Damayanti disebut menerima suap terkait penerimaan hadiah atau janji dari Chief Executive Officer PT Windhu Tunggal Utama (WTU) Abdul Khoir, agar PT WTU dapat pekerjaan di proyek Kementerian PUPR.

Setnov bukan satu-satunya pimpinan DPR yang ditangkap KPK.

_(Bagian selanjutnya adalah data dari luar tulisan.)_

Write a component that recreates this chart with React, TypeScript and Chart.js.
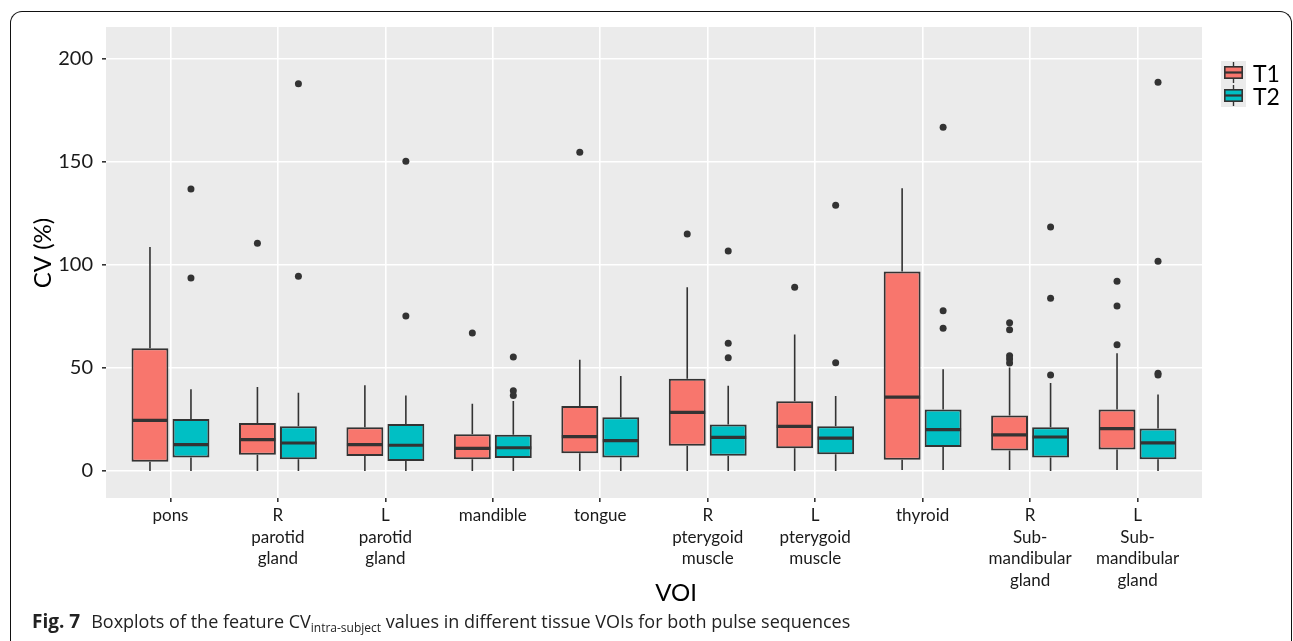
import React, { useEffect, useRef } from "react";
import { Chart, registerables } from "chart.js";

Chart.register(...registerables);

// ---- Data ----
const categories: string[][] = [
  ["pons"],
  ["R", "parotid", "gland"],
  ["L", "parotid", "gland"],
  ["mandible"],
  ["tongue"],
  ["R", "pterygoid", "muscle"],
  ["L", "pterygoid", "muscle"],
  ["thyroid"],
  ["R", "Sub-", "mandibular", "gland"],
  ["L", "Sub-", "mandibular", "gland"],
];

const yTicks = [0, 50, 100, 150, 200];

// T1 series
const t1Min = [0, 0, 0, 0, 0, 0, 0, 0.5, 0.5, 0.5];
const t1Q1 = [4.5, 7.9, 7.3, 5.7, 8.6, 12.3, 11.0, 5.5, 10.0, 10.5];
const t1Median = [24.6, 15.2, 12.8, 11.0, 16.7, 28.5, 21.7, 35.9, 17.5, 20.6];
const t1Q3 = [59.6, 23.3, 21.2, 17.8, 31.6, 44.8, 33.8, 96.8, 27.0, 29.9];
const t1Max = [108.7, 40.8, 41.6, 32.7, 54.0, 89.2, 66.3, 137.2, 50.2, 57.1];
const t1Outliers: number[][] = [
  [],
  [110.5],
  [],
  [67.0],
  [154.7],
  [115.0],
  [89.2],
  [],
  [72.0, 68.6, 56.0, 54.4, 52.4],
  [92.1, 80.1, 61.3],
];

// T2 series
const t2Min = [0, 0, 0, 0, 0, 0, 0, 0.5, 0, 0];
const t2Q1 = [6.5, 5.7, 4.9, 6.3, 6.6, 7.4, 8.1, 11.7, 6.5, 5.7];
const t2Median = [12.8, 13.6, 12.5, 11.3, 14.7, 16.3, 16.0, 20.1, 16.5, 13.7];
const t2Q3 = [25.2, 21.7, 22.8, 17.6, 26.1, 22.6, 21.7, 29.8, 21.2, 20.6];
const t2Max = [39.7, 38.0, 36.6, 34.0, 46.1, 41.4, 36.4, 49.4, 42.7, 37.1];
const t2Outliers: number[][] = [
  [136.9, 93.7],
  [188.0, 94.5],
  [150.3, 75.2],
  [55.3, 39.0, 36.7],
  [],
  [106.8, 62.0, 55.0],
  [129.0, 52.6],
  [166.8, 77.8, 69.3],
  [118.4, 83.8, 46.6],
  [188.7, 101.8, 47.5, 46.6],
];

const seriesNames = ["T1", "T2"];
const seriesColors = ["#F8766D", "#00BFC4"];

const stats = [
  { min: t1Min, q1: t1Q1, median: t1Median, q3: t1Q3, max: t1Max, outliers: t1Outliers },
  { min: t2Min, q1: t2Q1, median: t2Median, q3: t2Q3, max: t2Max, outliers: t2Outliers },
];

const FONT = "Lato, 'Open Sans', sans-serif";
const INK = "#333333";

const boxPlugin = {
  id: "boxExtras",
  beforeDraw(chart: any) {
    const { ctx, chartArea: a } = chart;
    ctx.save();
    ctx.fillStyle = "#EBEBEB";
    ctx.fillRect(a.left, a.top, a.right - a.left, a.bottom - a.top);
    ctx.restore();
  },
  beforeDatasetsDraw(chart: any) {
    const { ctx } = chart;
    const y = chart.scales.y;
    ctx.save();
    ctx.strokeStyle = INK;
    ctx.lineWidth = 1.6;
    stats.forEach((s, d) => {
      const meta = chart.getDatasetMeta(d);
      meta.data.forEach((el: any, i: number) => {
        const x = el.x;
        ctx.beginPath();
        ctx.moveTo(x, y.getPixelForValue(s.max[i]));
        ctx.lineTo(x, y.getPixelForValue(s.q3[i]));
        ctx.moveTo(x, y.getPixelForValue(s.q1[i]));
        ctx.lineTo(x, y.getPixelForValue(s.min[i]));
        ctx.stroke();
      });
    });
    ctx.restore();
  },
  afterDatasetsDraw(chart: any) {
    const { ctx } = chart;
    const y = chart.scales.y;
    ctx.save();
    stats.forEach((s, d) => {
      const meta = chart.getDatasetMeta(d);
      meta.data.forEach((el: any, i: number) => {
        const x = el.x;
        const w = el.width;
        const my = y.getPixelForValue(s.median[i]);
        ctx.strokeStyle = INK;
        ctx.lineWidth = 3.2;
        ctx.beginPath();
        ctx.moveTo(x - w / 2 + 0.5, my);
        ctx.lineTo(x + w / 2 - 0.5, my);
        ctx.stroke();
        ctx.fillStyle = INK;
        s.outliers[i].forEach((v) => {
          ctx.beginPath();
          ctx.arc(x, y.getPixelForValue(v), 3.5, 0, Math.PI * 2);
          ctx.fill();
        });
      });
    });
    ctx.restore();
  },
  afterDraw(chart: any) {
    const { ctx, chartArea: a } = chart;
    ctx.save();
    // axis titles
    ctx.fillStyle = "#000";
    ctx.font = `24px ${FONT}`;
    ctx.textAlign = "center";
    ctx.textBaseline = "middle";
    ctx.fillText("VOI", 676, 593);
    ctx.save();
    ctx.translate(43, 253);
    ctx.rotate(-Math.PI / 2);
    ctx.fillText("CV (%)", 0, 0);
    ctx.restore();

    // legend
    const keyX = a.right + 19;
    const keyW = 25;
    const keyH = 23;
    const keyTop = 61;
    seriesNames.forEach((name, k) => {
      const top = keyTop + k * keyH;
      ctx.fillStyle = "#EBEBEB";
      ctx.fillRect(keyX, top, keyW, keyH);
      const cx = keyX + keyW / 2;
      ctx.strokeStyle = INK;
      ctx.lineWidth = 1.4;
      ctx.beginPath();
      ctx.moveTo(cx, top + 1);
      ctx.lineTo(cx, top + keyH - 1);
      ctx.stroke();
      const bx = keyX + 3;
      const bw = keyW - 6;
      const by = top + 5;
      const bh = 13;
      ctx.fillStyle = seriesColors[k];
      ctx.fillRect(bx, by, bw, bh);
      ctx.lineWidth = 1.6;
      ctx.strokeRect(bx + 0.8, by + 0.8, bw - 1.6, bh - 1.6);
      ctx.lineWidth = 2.2;
      ctx.beginPath();
      ctx.moveTo(bx, by + bh / 2);
      ctx.lineTo(bx + bw, by + bh / 2);
      ctx.stroke();
      ctx.fillStyle = "#000";
      ctx.font = `23px ${FONT}`;
      ctx.textAlign = "left";
      ctx.textBaseline = "middle";
      ctx.fillText(name, keyX + keyW + 7, top + keyH / 2 + 2);
    });
    ctx.restore();
  },
};

export default function App() {
  const canvasRef = useRef<HTMLCanvasElement | null>(null);

  useEffect(() => {
    document.body.style.margin = "0";
    const canvas = canvasRef.current;
    if (!canvas) return;

    const datasets = stats.map((s, d) => ({
      label: seriesNames[d],
      data: categories.map((_, i) => ({ x: i, y: [s.q1[i], s.q3[i]] })),
      backgroundColor: seriesColors[d],
      borderColor: INK,
      borderWidth: 2,
      borderSkipped: false,
      categoryPercentage: 0.763,
      barPercentage: 0.9,
    }));

    const chart = new Chart(canvas, {
      type: "bar",
      data: { datasets } as any,
      plugins: [boxPlugin],
      options: {
        animation: false,
        responsive: false,
        devicePixelRatio: 1,
        layout: { padding: { left: 0, top: 27, right: 91, bottom: 0 } },
        plugins: {
          legend: { display: false },
          tooltip: { enabled: false },
        },
        scales: {
          x: {
            type: "linear",
            min: -0.6,
            max: 9.6,
            offset: false,
            afterBuildTicks: (axis: any) => {
              axis.ticks = categories.map((_, i) => ({ value: i }));
            },
            afterFit: (axis: any) => {
              axis.height = 143;
            },
            grid: {
              offset: false,
              color: "#FFFFFF",
              lineWidth: 1.6,
              tickColor: INK,
              tickLength: 4,
            },
            border: { display: false },
            ticks: {
              autoSkip: false,
              maxRotation: 0,
              minRotation: 0,
              padding: 3,
              color: "#1a1a1a",
              font: { family: FONT, size: 17, lineHeight: 1.27 },
              callback: (v: any) => categories[Math.round(Number(v))] ?? "",
            },
          },
          y: {
            type: "linear",
            min: -13.1,
            max: 215.5,
            afterBuildTicks: (axis: any) => {
              axis.ticks = yTicks.map((v) => ({ value: v }));
            },
            afterFit: (axis: any) => {
              axis.width = 106;
            },
            grid: {
              color: "#FFFFFF",
              lineWidth: 1.6,
              tickColor: INK,
              tickLength: 4,
            },
            border: { display: false },
            ticks: {
              padding: 9,
              color: "#1a1a1a",
              font: { family: FONT, size: 20 },
            },
          },
        },
      } as any,
    });

    return () => chart.destroy();
  }, []);

  return (
    <div style={{ position: "relative", width: 1293, height: 641, overflow: "hidden", background: "#fff" }}>
      <canvas ref={canvasRef} width={1293} height={641} style={{ position: "absolute", left: 0, top: 0 }} />
      <div
        style={{
          position: "absolute",
          left: 10,
          top: 11,
          width: 1282,
          height: 720,
          boxSizing: "border-box",
          borderTop: "1.5px solid #111",
          borderLeft: "1.5px solid #111",
          borderRight: "1.5px solid #111",
          borderTopLeftRadius: 12,
          borderTopRightRadius: 12,
          pointerEvents: "none",
        }}
      />
      <div
        style={{
          position: "absolute",
          left: 32,
          top: 611,
          whiteSpace: "nowrap",
          fontFamily: "'Open Sans', sans-serif",
          fontSize: 18,
          lineHeight: "20px",
          color: "#222",
        }}
      >
        <b style={{ fontSize: 19 }}>Fig. 7</b>
        <span style={{ marginLeft: 11 }}>Boxplots of the feature CV</span>
        <sub style={{ fontSize: 12, verticalAlign: "-4px", lineHeight: 0 }}>intra-subject</sub>
        <span> values in different tissue VOIs for both pulse sequences</span>
      </div>
    </div>
  );
}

Lewat dua tahun setelah penetapan tersangka Setnov, tepatnya 30 Oktober 2019, giliran Wakil Ketua DPR Taufik Kurniawan ditetapkan KPK sebagai tersangka. Politikus PAN itu menjadi tersangka dalam kasus pengurusan Dana Alokasi Khusus (DAK) Kabupaten Kebumen yang bersumber dari APBN tahun anggaran 2016.

Kasus korupsi anggota DPR lain yang mencolok adalah penangkapan Muchammad Romahurmuziy yang juga menjabat Ketua Umum PPP dalam operasi tangkap tangan di Sidoarjo, Jawa Timur, 15 Maret 2019.

Romi, sapaannya, terseret dalam kasus korupsi seleksi jabatan di Kementerian Agama.

Anggota DPR Nyoman Dharmantara menjadi wakil rakyat terakhir yang ditetapkan tersangka oleh KPK, pada 8 Agustus 2019.

Golkar Penyumbang Tersangka Korupsi Terbanyak

Dari 23 anggota DPR yang ditetapkan sebagai tersangka oleh KPK, terbanyak berasal dari Fraksi Golkar.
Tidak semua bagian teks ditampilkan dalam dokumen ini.